------ SUPPLIED MATERIAL

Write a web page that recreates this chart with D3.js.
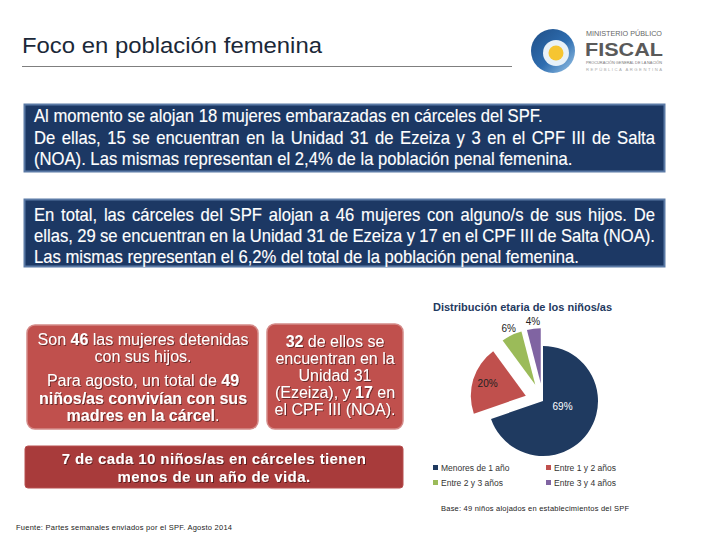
<!DOCTYPE html>
<html><head><meta charset="utf-8">
<script src="https://cdn.jsdelivr.net/npm/d3@7"></script>
<style>
html,body{margin:0;padding:0;background:#fff;}
svg text{font-family:"Liberation Sans",Arial,sans-serif;}
</style></head>
<body><svg id="c" width="720" height="540"></svg>
<script>
// ---- data ----
const ageGroups = ["Menores de 1 año","Entre 1 y 2 años","Entre 2 y 3 años","Entre 3 y 4 años"];
const agePercents = [69, 20, 6, 4];
const ageColors = ["#1F3A60","#C0504D","#9BBB59","#8064A2"];
const pageTitle = "Foco en población femenina";
const chartTitle = "Distribución etaria de los niños/as";
const baseNote = "Base: 49 niños alojados en establecimientos del SPF";
const sourceNote = "Fuente: Partes semanales enviados por el SPF. Agosto 2014";
const box1Lines = [
  {t:"Al momento se alojan 18 mujeres embarazadas en cárceles del SPF.", j:false},
  {t:"De ellas, 15 se encuentran en la Unidad 31 de Ezeiza y 3 en el CPF III de Salta", j:true},
  {t:"(NOA). Las mismas representan el 2,4% de la población penal femenina.", j:false}
];
const box2Lines = [
  {t:"En total, las cárceles del SPF alojan a 46 mujeres con alguno/s de sus hijos. De", j:true},
  {t:"ellas, 29 se encuentran en la Unidad 31 de Ezeiza y 17 en el CPF III de Salta (NOA).", j:true},
  {t:"Las mismas representan el 6,2% del total de la población penal femenina.", j:false}
];
const redA = [
  {y:345, parts:[["Son ",0],["46",1],[" las mujeres detenidas",0]]},
  {y:362, parts:[["con sus hijos.",0]]},
  {y:386, parts:[["Para agosto, un total de ",0],["49",1]]},
  {y:404, parts:[["niños/as convivían con sus",1]]},
  {y:421, parts:[["madres en la cárcel",1],[".",0]]}
];
const redB = [
  {y:347, parts:[["32",1],[" de ellos se",0]]},
  {y:364, parts:[["encuentran en la",0]]},
  {y:381, parts:[["Unidad 31",0]]},
  {y:398, parts:[["(Ezeiza), y ",0],["17",1],[" en",0]]},
  {y:415, parts:[["el CPF III (NOA).",0]]}
];
const redC = ["7 de cada 10 niños/as en cárceles tienen","menos de un año de vida."];

const svg = d3.select("#c");
const defs = svg.append("defs");
const sh = defs.append("filter").attr("id","ts").attr("x","-10%").attr("y","-10%").attr("width","120%").attr("height","130%");
sh.append("feDropShadow").attr("dx",1).attr("dy",1).attr("stdDeviation",0.6).attr("flood-color","#000").attr("flood-opacity",0.45);

// ---- header ----
svg.append("text").attr("x",22).attr("y",53).attr("font-size",21.5).attr("fill","#1b2838")
  .attr("textLength",300).attr("lengthAdjust","spacingAndGlyphs").text(pageTitle);
svg.append("line").attr("x1",22).attr("x2",512).attr("y1",66.5).attr("y2",66.5).attr("stroke","#7f7f7f").attr("stroke-width",1);

// logo
const lg = svg.append("g");
const g1 = defs.append("linearGradient").attr("id","ring").attr("x1","0").attr("y1","0").attr("x2","1").attr("y2","1");
g1.append("stop").attr("offset","0").attr("stop-color","#1f4e86");
g1.append("stop").attr("offset","0.55").attr("stop-color","#2e6db0");
g1.append("stop").attr("offset","1").attr("stop-color","#9ec9ea");
lg.append("circle").attr("cx",553).attr("cy",51).attr("r",22).attr("fill","url(#ring)");
lg.append("circle").attr("cx",556).attr("cy",53).attr("r",13).attr("fill","#e8f1f8");
lg.append("circle").attr("cx",556).attr("cy",53).attr("r",7.5).attr("fill","#f6c531");
lg.append("text").attr("x",586).attr("y",36).attr("font-size",7.5).attr("fill","#666").attr("textLength",76).attr("lengthAdjust","spacingAndGlyphs").text("MINISTERIO PÚBLICO");
lg.append("text").attr("x",585).attr("y",56).attr("font-size",19).attr("font-weight","bold").attr("fill","#5a5a5a").attr("textLength",78).attr("lengthAdjust","spacingAndGlyphs").text("FISCAL");
lg.append("text").attr("x",586).attr("y",64).attr("font-size",4.2).attr("fill","#777").attr("textLength",76).attr("lengthAdjust","spacingAndGlyphs").text("PROCURACIÓN GENERAL DE LA NACIÓN");
lg.append("text").attr("x",586).attr("y",71).attr("font-size",4.2).attr("fill","#aaa").attr("textLength",76).attr("lengthAdjust","spacing").text("REPÚBLICA ARGENTINA");

// ---- blue boxes ----
const justifyW = 621, SX = 0.925;
function blueBox(y0, lines, baselines){
  svg.append("rect").attr("x",24.5).attr("y",y0+0.5).attr("width",640).attr("height",67)
    .attr("fill","#1c3864").attr("stroke","#5b7aa6").attr("stroke-width",2);
  const g = svg.append("g").attr("transform",`scale(${SX},1)`);
  lines.forEach((l,i)=>{
    const t = g.append("text").attr("x",34/SX).attr("y",baselines[i]).attr("font-size",18).attr("fill","#fff")
      .attr("stroke","#fff").attr("stroke-width",0.15).text(l.t);
    if(l.j){
      const w = t.node().getComputedTextLength();
      const n = (l.t.match(/ /g)||[]).length;
      t.attr("word-spacing", (justifyW/SX - w)/n);
    }
  });
}
blueBox(104, box1Lines, [122,144,165]);
blueBox(199, box2Lines, [221,242,263]);

// ---- red boxes ----
function richText(lines, cx, size){
  lines.forEach(l=>{
    const t = svg.append("text").attr("x",cx).attr("y",l.y).attr("text-anchor","middle")
      .attr("font-size",size).attr("fill","#fff").attr("filter","url(#ts)");
    l.parts.forEach(p=>t.append("tspan").attr("font-weight",p[1]?"bold":"normal").text(p[0]));
  });
}
svg.append("rect").attr("x",27).attr("y",325).attr("width",231).attr("height",104).attr("rx",8)
  .attr("fill","#c0504d").attr("stroke","#d48a88").attr("stroke-width",1.5);
svg.append("rect").attr("x",267).attr("y",324).attr("width",136).attr("height",105).attr("rx",8)
  .attr("fill","#c0504d").attr("stroke","#d48a88").attr("stroke-width",1.5);
richText(redA, 143, 16);
richText(redB, 335, 16);
svg.append("rect").attr("x",25).attr("y",446).attr("width",378).attr("height",42).attr("rx",3)
  .attr("fill","#a83b3b").attr("stroke","#b85050");
redC.forEach((s,i)=>svg.append("text").attr("x",214).attr("y",464+i*18).attr("text-anchor","middle")
  .attr("font-size",15).attr("font-weight","bold").attr("fill","#fff").attr("letter-spacing",0.4).attr("filter","url(#ts)").text(s));

// ---- pie chart ----
svg.append("text").attr("x",433).attr("y",311).attr("font-size",11).attr("font-weight","bold")
  .attr("fill","#1F3A60").text(chartTitle);
const cx = 543, cy = 401, R = 55, explode = 18;
const pie = d3.pie().sort(null).value(d=>d)(agePercents);
const arc = d3.arc().innerRadius(0).outerRadius(R);
const pg = svg.append("g").attr("transform",`translate(${cx},${cy})`);
pie.forEach((d,i)=>{
  const mid = (d.startAngle+d.endAngle)/2;
  const off = i===0?0:explode;
  const ox = Math.sin(mid)*off, oy = -Math.cos(mid)*off;
  const g = pg.append("g").attr("transform",`translate(${ox},${oy})`);
  g.append("path").attr("d",arc(d)).attr("fill",ageColors[i]);
  const lr = i===0 ? 24 : (i===1 ? 40 : R+7);
  const lx = Math.sin(mid)*lr, ly = -Math.cos(mid)*lr + (i===0?-8:0);
  g.append("text").attr("x",lx).attr("y",ly).attr("dy","0.35em").attr("text-anchor","middle")
    .attr("font-size",10).attr("fill",i===0?"#fff":"#222").text(d3.format(".0f")(agePercents[i])+"%");
});

// legend
const legPos = [[436,471],[549,471],[436,486],[549,486]];
ageGroups.forEach((n,i)=>{
  const [x,y]=legPos[i];
  svg.append("rect").attr("x",x-3).attr("y",y-6).attr("width",5).attr("height",5).attr("fill",ageColors[i]);
  svg.append("text").attr("x",x+5).attr("y",y).attr("font-size",8.5).attr("fill","#333").text(n);
});
svg.append("text").attr("x",441).attr("y",511).attr("font-size",7.5).attr("fill","#222")
  .attr("textLength",188).attr("lengthAdjust","spacing").text(baseNote);
svg.append("text").attr("x",16).attr("y",530).attr("font-size",7.5).attr("fill","#222")
  .attr("textLength",216).attr("lengthAdjust","spacing").text(sourceNote);
</script></body></html>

------------

With the pictures left out, restate word for word every line of the data above, from the first down to the line that contains "cada 10 niños/as".

Write a web page that recreates this chart with D3.js.
<!DOCTYPE html>
<html><head><meta charset="utf-8">
<script src="https://cdn.jsdelivr.net/npm/d3@7"></script>
<style>
html,body{margin:0;padding:0;background:#fff;}
svg text{font-family:"Liberation Sans",Arial,sans-serif;}
</style></head>
<body><svg id="c" width="720" height="540"></svg>
<script>
// ---- data ----
const ageGroups = ["Menores de 1 año","Entre 1 y 2 años","Entre 2 y 3 años","Entre 3 y 4 años"];
const agePercents = [69, 20, 6, 4];
const ageColors = ["#1F3A60","#C0504D","#9BBB59","#8064A2"];
const pageTitle = "Foco en población femenina";
const chartTitle = "Distribución etaria de los niños/as";
const baseNote = "Base: 49 niños alojados en establecimientos del SPF";
const sourceNote = "Fuente: Partes semanales enviados por el SPF. Agosto 2014";
const box1Lines = [
  {t:"Al momento se alojan 18 mujeres embarazadas en cárceles del SPF.", j:false},
  {t:"De ellas, 15 se encuentran en la Unidad 31 de Ezeiza y 3 en el CPF III de Salta", j:true},
  {t:"(NOA). Las mismas representan el 2,4% de la población penal femenina.", j:false}
];
const box2Lines = [
  {t:"En total, las cárceles del SPF alojan a 46 mujeres con alguno/s de sus hijos. De", j:true},
  {t:"ellas, 29 se encuentran en la Unidad 31 de Ezeiza y 17 en el CPF III de Salta (NOA).", j:true},
  {t:"Las mismas representan el 6,2% del total de la población penal femenina.", j:false}
];
const redA = [
  {y:345, parts:[["Son ",0],["46",1],[" las mujeres detenidas",0]]},
  {y:362, parts:[["con sus hijos.",0]]},
  {y:386, parts:[["Para agosto, un total de ",0],["49",1]]},
  {y:404, parts:[["niños/as convivían con sus",1]]},
  {y:421, parts:[["madres en la cárcel",1],[".",0]]}
];
const redB = [
  {y:347, parts:[["32",1],[" de ellos se",0]]},
  {y:364, parts:[["encuentran en la",0]]},
  {y:381, parts:[["Unidad 31",0]]},
  {y:398, parts:[["(Ezeiza), y ",0],["17",1],[" en",0]]},
  {y:415, parts:[["el CPF III (NOA).",0]]}
];
const redC = ["7 de cada 10 niños/as en cárceles tienen","menos de un año de vida."];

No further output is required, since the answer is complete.